# Southern New Mexico N Scalers



## Fifer (Apr 21, 2011)

Hello everyone , I took this last Wednesday and hope you all enjoy the train watching.

http://www.youtube.com/watch?v=zEyoB_bYmE0

Mike


----------



## Fire21 (Mar 9, 2014)

What a cool layout! What are the overall dimensions? I especially like the "avalanche" deflectors, or whatever they're called. Very nice scenery. Thanks for showing it to us.

Oh, those are wheel sets...I thought at first they were bar bells for the body-builder modelers! :laugh:


----------



## Fifer (Apr 21, 2011)

Fire21 said:


> What a cool layout! What are the overall dimensions? I especially like the "avalanche" deflectors, or whatever they're called. Very nice scenery. Thanks for showing it to us.
> 
> Oh, those are wheel sets...I thought at first they were bar bells for the body-builder modelers! :laugh:


Thanks , The layout is about 20 X 48 feet and about 1000 ft of Kato Unitrack.
Thanks , Mike


----------



## Rip Track (Dec 15, 2012)

Nice vid Mike. Love the club site and the 1:1 wheels. Great layout too.

I checked on the Scottiedtv site. Loved the 34 Mercury pickup. :thumbsup:


----------



## Fifer (Apr 21, 2011)

Rip Track said:


> Nice vid Mike. Love the club site and the 1:1 wheels. Great layout too.
> 
> I checked on the Scottiedtv site. Loved the 34 Mercury pickup. :thumbsup:


I always look forward to Scotties vids every morning. Thanks for the kind words and we really enjoy going to the club and the friendships there.
Mike


----------



## outlaw bill (Apr 3, 2013)

Really like the layout. It has some really different scenes that you don't see in other layouts. Very nice jobe though. Hope someday I will be able to see it up close. Good video Mike.



Bill


----------



## Fifer (Apr 21, 2011)

outlaw bill said:


> Really like the layout. It has some really different scenes that you don't see in other layouts. Very nice jobe though. Hope someday I will be able to see it up close. Good video Mike.
> 
> 
> 
> Bill


You are welcome anytime Bill, Mike


----------



## redman88 (Nov 25, 2015)

Nice lay out. Will have to see about getting over to that side of the state and seeing it in person.


----------



## Fifer (Apr 21, 2011)

redman88 said:


> Nice lay out. Will have to see about getting over to that side of the state and seeing it in person.


That would be very cool. Give us a call.
Mike


----------



## /6 matt (Jul 7, 2015)

Fifer said:


> Thanks , The layout is about 20 X 48 feet and about 1000 ft of Kato Unitrack.
> Thanks , Mike


Goodness I bet they got a fortune in track alone!


----------



## Fifer (Apr 21, 2011)

/6 matt said:


> Goodness I bet they got a fortune in track alone!

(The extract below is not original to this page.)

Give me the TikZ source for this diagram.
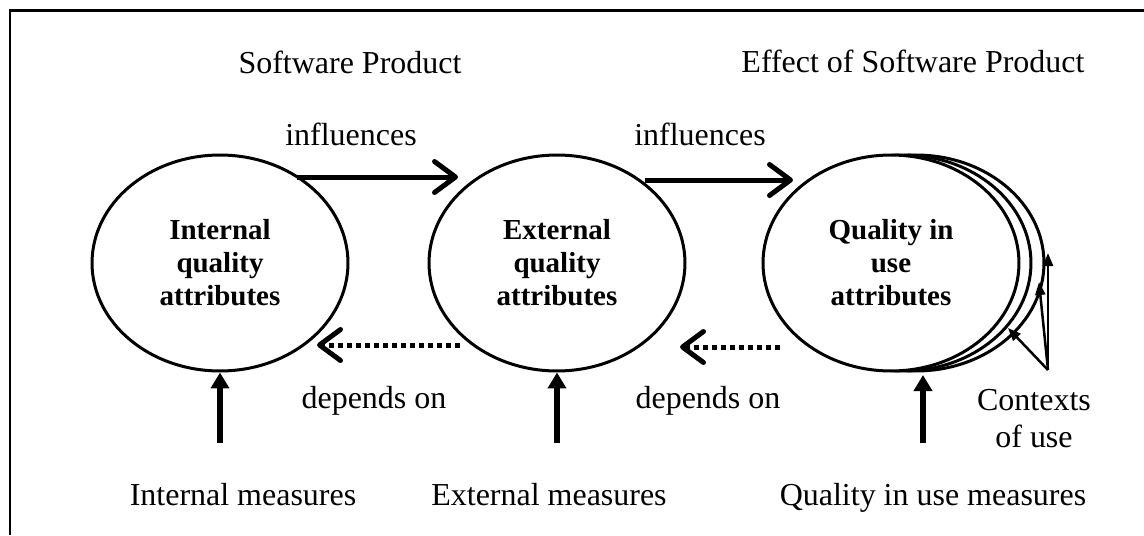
\documentclass[tikz,border=0pt]{standalone}
\usepackage{fontspec}
\setmainfont{Liberation Serif}
\usetikzlibrary{shapes.geometric,arrows.meta}

\begin{document}
\begin{tikzpicture}[x=0.02cm, y=-0.02cm,
	bubble/.style={ellipse, draw, fill=white, line width=0.06cm, minimum width=5.12cm, minimum height=4.32cm, inner sep=0, align=center, font=\fontsize{16.5}{18.8}\selectfont\bfseries},
	lbl/.style={font=\fontsize{18.2}{21}\selectfont, inner sep=0, anchor=base},
	infl/.style={line width=0.1cm, -{Straight Barb[length=0.42cm, width=0.62cm, round]}},
	dep/.style={infl, dash pattern=on 0.1cm off 0.08cm},
	measure/.style={line width=0.11cm, -{Triangle[length=0.32cm, width=0.36cm]}},
	ctxline/.style={line width=0.05cm, -{Triangle[length=0.26cm, width=0.2cm]}}
]
\useasboundingbox (0,0) rectangle (1144,535);
%frame
\draw[line width=0.06cm] (10,535) -- (10,10) -- (1144,10);

\node[lbl] (sw) at (350,73) {Software Product};
\node[lbl] (eff) at (913,72) {Effect of Software Product};

\node[bubble] (int) at (220,263) {Internal\\quality\\attributes};
\node[bubble] (ext) at (557,263) {External\\quality\\attributes};
\node[bubble] (qiu3) at (916,263) {};
\node[bubble] (qiu2) at (903,263) {};
\node[bubble] (qiu) at (891,263) {Quality in\\use\\attributes};

\node[lbl] (inf1) at (351,145) {influences};
\node[lbl] (inf2) at (700,145) {influences};
\node[lbl] (dep1) at (374,408) {depends on};
\node[lbl] (dep2) at (708,408) {depends on};

\node[lbl] (im) at (243,505) {Internal measures};
\node[lbl] (em) at (549,505) {External measures};
\node[lbl] (qm) at (933,505) {Quality in use measures};
\node[lbl, align=center] (ctx) at (1034,447) {Contexts\\of use};

\coordinate (i1s) at (297,177);
\coordinate (i1e) at (458,177);
\coordinate (i2s) at (645,180);
\coordinate (i2e) at (793,180);
\coordinate (d1s) at (460,345);
\coordinate (d1e) at (317,345);
\coordinate (d2s) at (780,347);
\coordinate (d2e) at (680,347);
\coordinate (m1) at (220,443);
\coordinate (m2) at (557,443);
\coordinate (m3) at (923,443);
\coordinate (m3t) at (923,375);
\coordinate (cx) at (1048,370);
\coordinate (c1) at (1048,253);
\coordinate (c2) at (1039,282);
\coordinate (c3) at (1008,328);

\draw[infl] (i1s) -- (i1e);
\draw[infl] (i2s) -- (i2e);
\draw[dep] (d1s) -- (d1e);
\draw[dep] (d2s) -- (d2e);
\draw[measure] (m1) -- (m1 |- int.south);
\draw[measure] (m2) -- (m2 |- ext.south);
\draw[measure] (m3) -- (m3t);
\draw[ctxline] (cx) -- (c1);
\draw[ctxline] (cx) -- (c2);
\draw[ctxline] (cx) -- (c3);
\end{tikzpicture}
\end{document}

We did pitch in a pretty good chunk of change at first but now our dues are throttled back to $20.00 a year + NMRA membership.
Thanks , Mike


----------



## 11290 (Jan 4, 2011)

That N scale doughnut has to be about 50 or 60 real feet tall!!!!


----------



## Fifer (Apr 21, 2011)

11290 said:


> That N scale doughnut has to be about 50 or 60 real feet tall!!!!

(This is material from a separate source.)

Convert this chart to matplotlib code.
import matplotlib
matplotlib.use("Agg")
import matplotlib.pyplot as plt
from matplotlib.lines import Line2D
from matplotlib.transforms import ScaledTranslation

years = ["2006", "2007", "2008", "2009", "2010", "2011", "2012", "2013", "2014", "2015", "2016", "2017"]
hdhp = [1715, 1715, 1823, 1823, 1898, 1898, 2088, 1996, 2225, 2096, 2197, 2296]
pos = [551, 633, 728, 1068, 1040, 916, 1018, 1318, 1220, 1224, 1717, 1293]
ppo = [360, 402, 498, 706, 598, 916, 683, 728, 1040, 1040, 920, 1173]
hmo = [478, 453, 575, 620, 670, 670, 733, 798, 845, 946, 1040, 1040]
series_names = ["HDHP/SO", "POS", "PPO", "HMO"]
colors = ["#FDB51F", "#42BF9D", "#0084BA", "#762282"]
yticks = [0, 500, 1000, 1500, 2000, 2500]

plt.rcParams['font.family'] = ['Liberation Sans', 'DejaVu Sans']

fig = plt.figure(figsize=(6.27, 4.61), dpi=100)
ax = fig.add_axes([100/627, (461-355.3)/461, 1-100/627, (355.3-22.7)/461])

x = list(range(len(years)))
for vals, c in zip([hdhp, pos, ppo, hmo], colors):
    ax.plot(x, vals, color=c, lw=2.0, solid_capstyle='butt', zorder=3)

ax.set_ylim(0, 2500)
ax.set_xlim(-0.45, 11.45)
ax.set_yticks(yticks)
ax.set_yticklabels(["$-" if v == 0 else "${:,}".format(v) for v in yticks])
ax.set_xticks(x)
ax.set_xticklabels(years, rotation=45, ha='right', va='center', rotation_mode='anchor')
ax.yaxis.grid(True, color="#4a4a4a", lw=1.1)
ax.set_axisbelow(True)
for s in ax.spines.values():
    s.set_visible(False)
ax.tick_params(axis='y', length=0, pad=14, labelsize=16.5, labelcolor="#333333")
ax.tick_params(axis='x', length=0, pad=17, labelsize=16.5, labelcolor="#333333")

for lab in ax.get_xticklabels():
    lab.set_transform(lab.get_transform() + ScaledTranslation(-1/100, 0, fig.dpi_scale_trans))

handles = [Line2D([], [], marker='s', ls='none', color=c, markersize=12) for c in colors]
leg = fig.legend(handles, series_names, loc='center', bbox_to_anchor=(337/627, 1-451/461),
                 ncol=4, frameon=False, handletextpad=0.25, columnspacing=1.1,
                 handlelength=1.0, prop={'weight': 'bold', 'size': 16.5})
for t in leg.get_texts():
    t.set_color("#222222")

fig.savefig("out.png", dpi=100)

IT is. How else would you get folks attention?
Mike


----------



## Fifer (Apr 21, 2011)

I was elected to build the flood loader for our clubs new open pit mine area and this is what I have so far. I have more buildings to go in the scene but not all done yet.






































Mike


----------



## Fire21 (Mar 9, 2014)

WOW! That is highly impressive! It looks so real...VERY well done! :appl:


----------



## Fifer (Apr 21, 2011)

Fire21 said:


> WOW! That is highly impressive! It looks so real...VERY well done! :appl:


Thanks so much brother. Glad you took time to take a look at her.
:thumbsup:
Mike


----------



## Fifer (Apr 21, 2011)

I told you all I would update the placement of the loader so here you go. Hope you enjoy the pictures.





































Thanks , Mike


----------



## Fire21 (Mar 9, 2014)

That's just really really nice, Mike. I can almost visualize how it's gonna blend into the existing scenery. The open-pit mine is gonna be an attention grabber.


----------



## Fifer (Apr 21, 2011)

Fire21 said:


> That's just really really nice, Mike. I can almost visualize how it's gonna blend into the existing scenery. The open-pit mine is gonna be an attention grabber.


Thanks , While no to scale,it should give folks the idea.
Thanks , Mike


----------



## Magic (Jan 28, 2014)

That's going to be a slick looking addition. Great workmanship in a difficult scale.

Magic


----------



## Fifer (Apr 21, 2011)

Magic said:


> That's going to be a slick looking addition. Great workmanship in a difficult scale.
> 
> Magic


Thanks so much, We have fun.
Mike


----------